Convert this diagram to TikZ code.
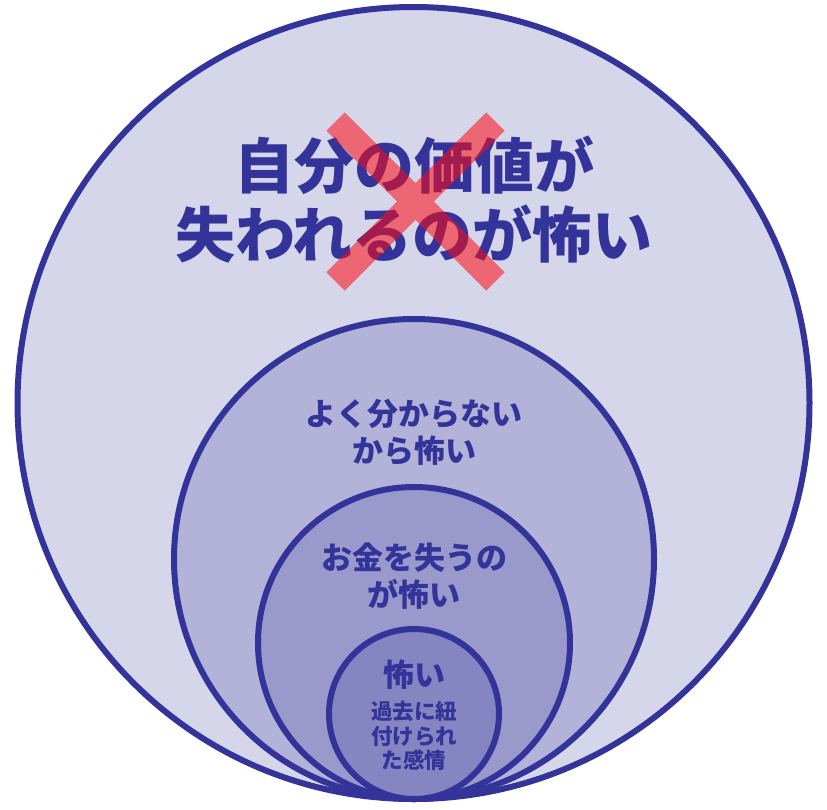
\documentclass[tikz,border=0pt]{standalone}
\usepackage{fontspec}
\setmainfont{Noto Sans CJK JP}
\usetikzlibrary{positioning}
\definecolor{ink}{RGB}{51,51,153}
\definecolor{fillA}{RGB}{213,214,234}
\definecolor{fillB}{RGB}{179,179,217}
\definecolor{fillC}{RGB}{153,153,204}
\definecolor{fillD}{RGB}{133,133,194}
\definecolor{xred}{RGB}{255,10,20}
\tikzset{
  ring/.style={circle, draw=ink, line width=6pt, inner sep=0pt},
  fear/.style={text=ink, align=center, inner sep=0pt},
  bigfear/.style={fear, font=\bfseries\fontsize{60}{69}\selectfont},
  midfear/.style={fear, font=\bfseries\fontsize{31}{37}\selectfont},
  smallfear/.style={fear, font=\bfseries\fontsize{21.5}{24.5}\selectfont},
  xmark/.style={draw=xred, line width=26pt, opacity=0.55}
}
\begin{document}
\begin{tikzpicture}[x=1pt, y=-1pt]
  \useasboundingbox (0,0) rectangle (827,809);
  % Rings
  \node[ring, fill=fillA, minimum size=792pt] (outer) at (413.5,403) {};
  \node[ring, fill=fillB, minimum size=480pt] (unknown) at (414,559) {};
  \node[ring, fill=fillC, minimum size=312pt] (money) at (414,643) {};
  \node[ring, fill=fillD, minimum size=170pt] (core) at (414,714) {};

  % Labels
  \node[bigfear] (worth) at (414,199.5) {自分の価値が\\失われるのが怖い};
  \node[midfear] (unknownText) at (414,432) {よく分からない\\から怖い};
  \node[midfear] (moneyText) at (414,576) {お金を失うの\\が怖い};
  \node[midfear] (coreTitle) at (414,675) {怖い};
  \node[smallfear] (coreText) at (414,736) {過去に紐\\付けられ\\た感情};

  % Cross
  \coordinate (crossNW) at (335.6,121.6);
  \coordinate (crossSE) at (495.4,281.4);
  \coordinate (crossNE) at (495.4,121.6);
  \coordinate (crossSW) at (335.6,281.4);
  \draw[xmark] (crossNW) -- (crossSE) (crossNE) -- (crossSW);
\end{tikzpicture}
\end{document}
---
GIVEN INSTRUCTION: Without the pictures, retype the whole of the material above exactly.

THE RESULT:
Convert this diagram to TikZ code.
\documentclass[tikz,border=0pt]{standalone}
\usepackage{fontspec}
\setmainfont{Noto Sans CJK JP}
\usetikzlibrary{positioning}
\definecolor{ink}{RGB}{51,51,153}
\definecolor{fillA}{RGB}{213,214,234}
\definecolor{fillB}{RGB}{179,179,217}
\definecolor{fillC}{RGB}{153,153,204}
\definecolor{fillD}{RGB}{133,133,194}
\definecolor{xred}{RGB}{255,10,20}
\tikzset{
  ring/.style={circle, draw=ink, line width=6pt, inner sep=0pt},
  fear/.style={text=ink, align=center, inner sep=0pt},
  bigfear/.style={fear, font=\bfseries\fontsize{60}{69}\selectfont},
  midfear/.style={fear, font=\bfseries\fontsize{31}{37}\selectfont},
  smallfear/.style={fear, font=\bfseries\fontsize{21.5}{24.5}\selectfont},
  xmark/.style={draw=xred, line width=26pt, opacity=0.55}
}
\begin{document}
\begin{tikzpicture}[x=1pt, y=-1pt]
  \useasboundingbox (0,0) rectangle (827,809);
  % Rings
  \node[ring, fill=fillA, minimum size=792pt] (outer) at (413.5,403) {};
  \node[ring, fill=fillB, minimum size=480pt] (unknown) at (414,559) {};
  \node[ring, fill=fillC, minimum size=312pt] (money) at (414,643) {};
  \node[ring, fill=fillD, minimum size=170pt] (core) at (414,714) {};

  % Labels
  \node[bigfear] (worth) at (414,199.5) {自分の価値が\\失われるのが怖い};
  \node[midfear] (unknownText) at (414,432) {よく分からない\\から怖い};
  \node[midfear] (moneyText) at (414,576) {お金を失うの\\が怖い};
  \node[midfear] (coreTitle) at (414,675) {怖い};
  \node[smallfear] (coreText) at (414,736) {過去に紐\\付けられ\\た感情};

  % Cross
  \coordinate (crossNW) at (335.6,121.6);
  \coordinate (crossSE) at (495.4,281.4);
  \coordinate (crossNE) at (495.4,121.6);
  \coordinate (crossSW) at (335.6,281.4);
  \draw[xmark] (crossNW) -- (crossSE) (crossNE) -- (crossSW);
\end{tikzpicture}
\end{document}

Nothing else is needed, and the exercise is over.